WRITTEN TASK
Repeat every line of the data exactly, but not the pictures.

-------- GIVEN DATA

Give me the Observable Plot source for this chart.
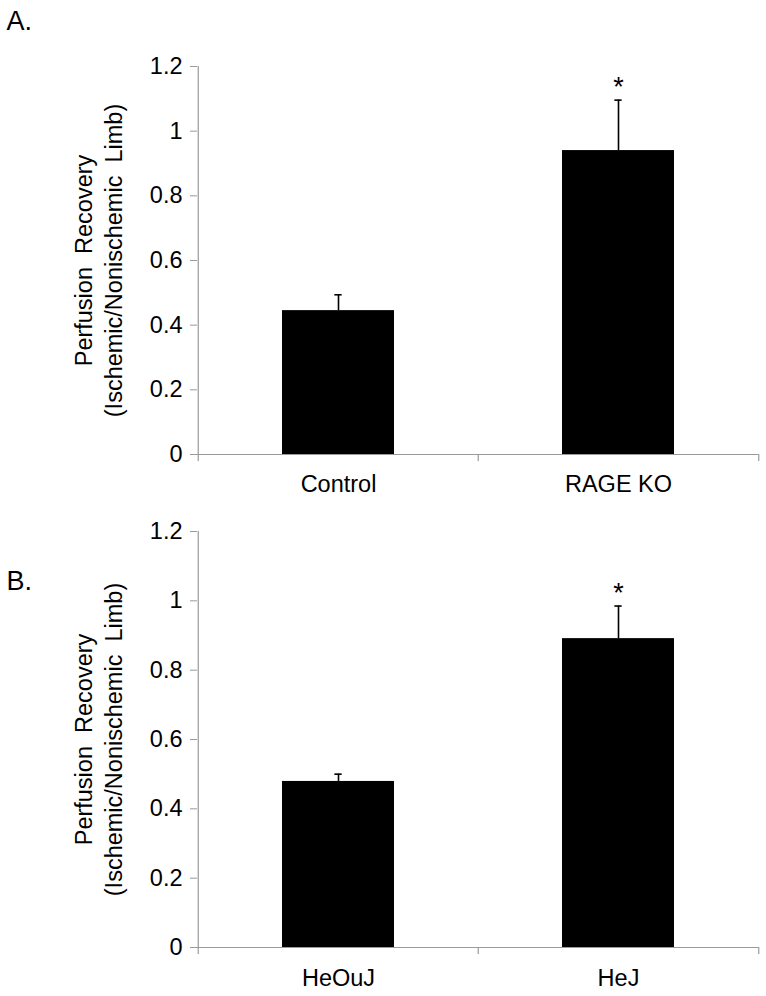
<!DOCTYPE html>
<html>
<head>
<meta charset="utf-8">
<script src="https://cdn.jsdelivr.net/npm/d3@7"></script>
<script src="https://cdn.jsdelivr.net/npm/@observablehq/plot@0.6"></script>
<style>
  html, body { margin: 0; padding: 0; background: #fff; }
  #chart svg { display: block; font-family: "Liberation Sans", Arial, sans-serif; }
</style>
</head>
<body>
<div id="chart"></div>
<script>
// ---- Data ----
const panelACategories = ["Control", "RAGE KO"];
const panelAValues = [0.445, 0.940];
const panelAErrors = [0.049, 0.156];
const panelASignificant = [false, true];

const panelBCategories = ["HeOuJ", "HeJ"];
const panelBValues = [0.479, 0.891];
const panelBErrors = [0.021, 0.094];
const panelBSignificant = [false, true];

const yTicks = [0, 0.2, 0.4, 0.6, 0.8, 1, 1.2];
const yDomain = [0, 1.2];
const yLabelLine1 = "Perfusion  Recovery";
const yLabelLine2 = "(Ischemic/Nonischemic  Limb)";
const panelLetters = ["A.", "B."];

const W = 766;
const ML = 197, MR = 8;
const AXIS = "#9a9a9a";

function panel({categories, values, errors, significant, letter, height, marginTop, marginBottom, labelPad, letterDy}) {
  const data = categories.map((c, i) => ({cat: c, v: values[i], top: values[i] + errors[i], sig: significant[i]}));
  const step = (W - ML - MR) / categories.length;
  const bw = step * 0.4;
  const capInset = (bw - 7.5) / 2;
  return Plot.plot({
    width: W,
    height,
    marginLeft: ML,
    marginRight: MR,
    marginTop,
    marginBottom,
    style: {fontFamily: "Liberation Sans, Arial, sans-serif", color: "#000", background: "#fff", overflow: "visible"},
    x: {domain: categories, paddingInner: 0.6, paddingOuter: 0.3, axis: null},
    y: {domain: yDomain, axis: null},
    marks: [
      // bars
      Plot.barY(data, {x: "cat", y: "v", fill: "#000"}),
      // error bars
      Plot.ruleX(data, {x: "cat", y1: "v", y2: "top", stroke: "#000", strokeWidth: 1.6}),
      Plot.tickY(data, {x: "cat", y: "top", stroke: "#000", strokeWidth: 1.6, insetLeft: capInset, insetRight: capInset}),
      // significance asterisks
      Plot.text(data.filter(d => d.sig), {x: "cat", y: "top", text: () => "*", fontSize: 27, dy: -13, fill: "#000"}),
      // axes lines
      Plot.ruleY([0], {stroke: AXIS, strokeWidth: 1.2}),
      Plot.ruleX([categories[0]], {x: d => d, dx: -step / 2, y1: yDomain[0], y2: yDomain[1], stroke: AXIS, strokeWidth: 1.2}),
      // category boundary ticks
      Plot.ruleX(categories, {x: d => d, dx: -step / 2, y1: 0, y2: 0, insetBottom: -7, stroke: AXIS, strokeWidth: 1.2}),
      Plot.ruleX([categories[categories.length - 1]], {x: d => d, dx: step / 2, y1: 0, y2: 0, insetBottom: -7, stroke: AXIS, strokeWidth: 1.2}),
      // y axis ticks + labels
      Plot.axisY({ticks: yTicks, tickFormat: d => String(d), tickSize: 7, tickPadding: 8, stroke: AXIS, fill: "#000", fontSize: 23.5, label: null}),
      // x axis labels
      Plot.axisX({tickSize: 0, tickPadding: labelPad, fill: "#000", fontSize: 23.5, label: null}),
      // y axis title (two lines)
      Plot.text([yLabelLine1], {text: d => d, frameAnchor: "left", textAnchor: "middle", lineAnchor: "middle", rotate: -90, dx: -113, fontSize: 23.5, fill: "#000"}),
      Plot.text([yLabelLine2], {text: d => d, frameAnchor: "left", textAnchor: "middle", lineAnchor: "middle", rotate: -90, dx: -83, fontSize: 23.5, fill: "#000"}),
      // panel letter
      Plot.text([letter], {text: d => d, frameAnchor: "top-left", textAnchor: "start", lineAnchor: "top", dx: 6 - ML, dy: letterDy, fontSize: 27, fill: "#000"})
    ]
  });
}

const chart = document.getElementById("chart");
chart.append(panel({
  categories: panelACategories, values: panelAValues, errors: panelAErrors, significant: panelASignificant,
  letter: panelLetters[0], height: 500, marginTop: 66, marginBottom: 46, labelPad: 21, letterDy: -56
}));
chart.append(panel({
  categories: panelBCategories, values: panelBValues, errors: panelBErrors, significant: panelBSignificant,
  letter: panelLetters[1], height: 496, marginTop: 31, marginBottom: 49, labelPad: 22, letterDy: 39
}));
</script>
</body>
</html>
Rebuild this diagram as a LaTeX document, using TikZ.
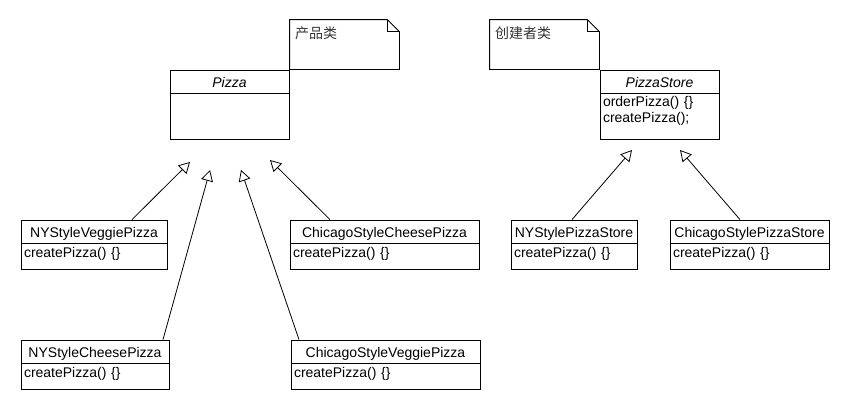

----------------

CORRECT OUTPUT
Give me the Observable Plot source for this chart.
<!DOCTYPE html>
<html>
<head>
<meta charset="utf-8">
<script src="https://cdn.jsdelivr.net/npm/d3@7"></script>
<script src="https://cdn.jsdelivr.net/npm/@observablehq/plot@0.6"></script>
<style>
  html, body { margin: 0; padding: 0; background: #fff; }
  #chart svg { display: block; font-family: "Liberation Sans", Arial, sans-serif; }
</style>
</head>
<body>
<div id="chart"></div>
<script>
// ---- Data ----
const panelACategories = ["Control", "RAGE KO"];
const panelAValues = [0.445, 0.940];
const panelAErrors = [0.049, 0.156];
const panelASignificant = [false, true];

const panelBCategories = ["HeOuJ", "HeJ"];
const panelBValues = [0.479, 0.891];
const panelBErrors = [0.021, 0.094];
const panelBSignificant = [false, true];

const yTicks = [0, 0.2, 0.4, 0.6, 0.8, 1, 1.2];
const yDomain = [0, 1.2];
const yLabelLine1 = "Perfusion  Recovery";
const yLabelLine2 = "(Ischemic/Nonischemic  Limb)";
const panelLetters = ["A.", "B."];

const W = 766;
const ML = 197, MR = 8;
const AXIS = "#9a9a9a";

function panel({categories, values, errors, significant, letter, height, marginTop, marginBottom, labelPad, letterDy}) {
  const data = categories.map((c, i) => ({cat: c, v: values[i], top: values[i] + errors[i], sig: significant[i]}));
  const step = (W - ML - MR) / categories.length;
  const bw = step * 0.4;
  const capInset = (bw - 7.5) / 2;
  return Plot.plot({
    width: W,
    height,
    marginLeft: ML,
    marginRight: MR,
    marginTop,
    marginBottom,
    style: {fontFamily: "Liberation Sans, Arial, sans-serif", color: "#000", background: "#fff", overflow: "visible"},
    x: {domain: categories, paddingInner: 0.6, paddingOuter: 0.3, axis: null},
    y: {domain: yDomain, axis: null},
    marks: [
      // bars
      Plot.barY(data, {x: "cat", y: "v", fill: "#000"}),
      // error bars
      Plot.ruleX(data, {x: "cat", y1: "v", y2: "top", stroke: "#000", strokeWidth: 1.6}),
      Plot.tickY(data, {x: "cat", y: "top", stroke: "#000", strokeWidth: 1.6, insetLeft: capInset, insetRight: capInset}),
      // significance asterisks
      Plot.text(data.filter(d => d.sig), {x: "cat", y: "top", text: () => "*", fontSize: 27, dy: -13, fill: "#000"}),
      // axes lines
      Plot.ruleY([0], {stroke: AXIS, strokeWidth: 1.2}),
      Plot.ruleX([categories[0]], {x: d => d, dx: -step / 2, y1: yDomain[0], y2: yDomain[1], stroke: AXIS, strokeWidth: 1.2}),
      // category boundary ticks
      Plot.ruleX(categories, {x: d => d, dx: -step / 2, y1: 0, y2: 0, insetBottom: -7, stroke: AXIS, strokeWidth: 1.2}),
      Plot.ruleX([categories[categories.length - 1]], {x: d => d, dx: step / 2, y1: 0, y2: 0, insetBottom: -7, stroke: AXIS, strokeWidth: 1.2}),
      // y axis ticks + labels
      Plot.axisY({ticks: yTicks, tickFormat: d => String(d), tickSize: 7, tickPadding: 8, stroke: AXIS, fill: "#000", fontSize: 23.5, label: null}),
      // x axis labels
      Plot.axisX({tickSize: 0, tickPadding: labelPad, fill: "#000", fontSize: 23.5, label: null}),
      // y axis title (two lines)
      Plot.text([yLabelLine1], {text: d => d, frameAnchor: "left", textAnchor: "middle", lineAnchor: "middle", rotate: -90, dx: -113, fontSize: 23.5, fill: "#000"}),
      Plot.text([yLabelLine2], {text: d => d, frameAnchor: "left", textAnchor: "middle", lineAnchor: "middle", rotate: -90, dx: -83, fontSize: 23.5, fill: "#000"}),
      // panel letter
      Plot.text([letter], {text: d => d, frameAnchor: "top-left", textAnchor: "start", lineAnchor: "top", dx: 6 - ML, dy: letterDy, fontSize: 27, fill: "#000"})
    ]
  });
}

const chart = document.getElementById("chart");
chart.append(panel({
  categories: panelACategories, values: panelAValues, errors: panelAErrors, significant: panelASignificant,
  letter: panelLetters[0], height: 500, marginTop: 66, marginBottom: 46, labelPad: 21, letterDy: -56
}));
chart.append(panel({
  categories: panelBCategories, values: panelBValues, errors: panelBErrors, significant: panelBSignificant,
  letter: panelLetters[1], height: 496, marginTop: 31, marginBottom: 49, labelPad: 22, letterDy: 39
}));
</script>
</body>
</html>
Rebuild this diagram as a LaTeX document, using TikZ.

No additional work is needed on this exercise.